Events
English / Deutsch

28.5.2008 | BABYLON, Berlin

Night Screening Event of La Commune by Peter Watkins

With members of Rebond pour la Commune

In 1871, the Paris population rose against the reactionary French regime and elected a workers’ Commune that proclaimed, among other things, the separation of State and Church as well as free and compulsory education for all children. Seventy-two days later, on May 28, 1871, the revolution was crushed by the regular army, which massacred 30,000 people in the streets of Paris. The Paris Commune was not only an important working class uprising against the injustices and social ills of its time, it was also a largescale experience in direct democracy.
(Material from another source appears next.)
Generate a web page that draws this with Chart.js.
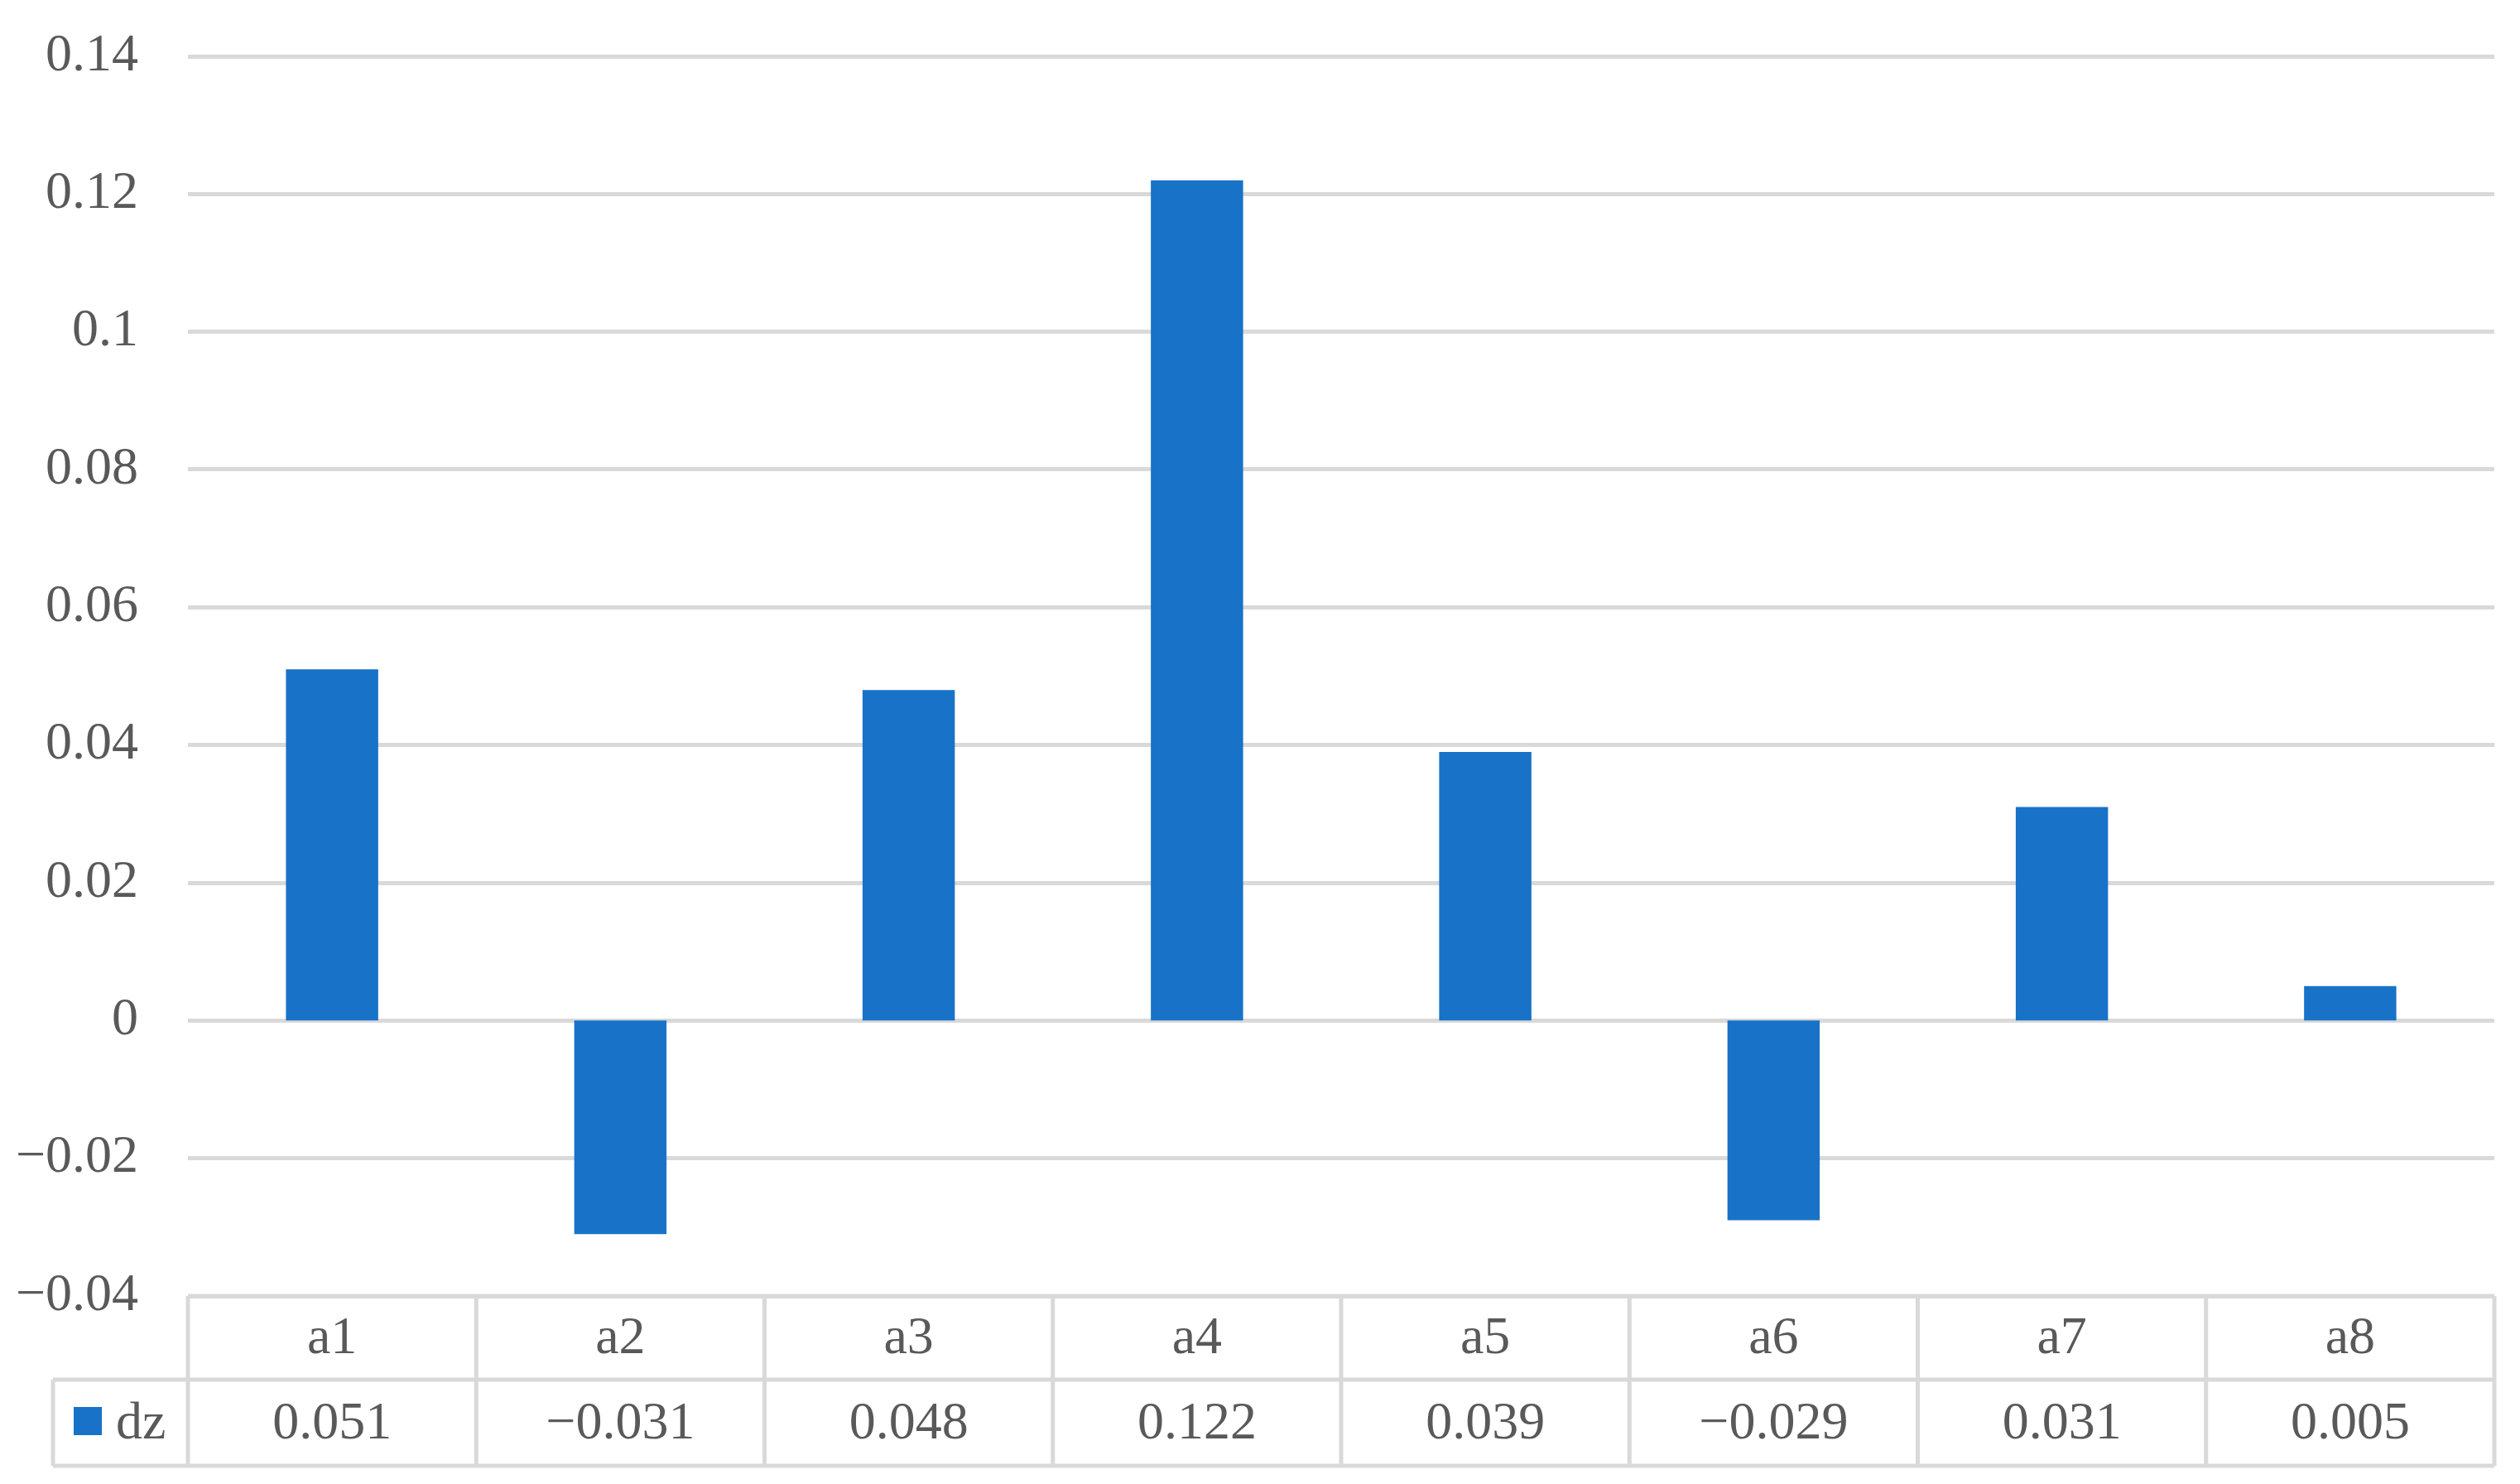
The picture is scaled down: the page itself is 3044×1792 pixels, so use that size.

For the film La Commune (Paris 1871) (1999) by Peter Watkins, the preparation, shooting process, and alternative distribution attempted to tackle revolutionary form and process by unleashing liberating forces in a collective audio-visual project involving the participation of "ordinary" citizens as well as the marginalized communities of our "modern and developed" societies (sans papiers, homeless, jobless, etc.). Rebond pour la Commune, a group of actors and technicians who managed to survive the film, invite you to a Commune Night to prolong and develop the process of participation and free speech around the questions raised by the Commune and Peter Watkins’s film. Through discussions, a screening of the epic film, live performances, food, and drinks, the communard spirit is kept alive and celebrates acts of resistance past, present, and to come.

With a performance by the Worker and Veteran Choir, Neukölln.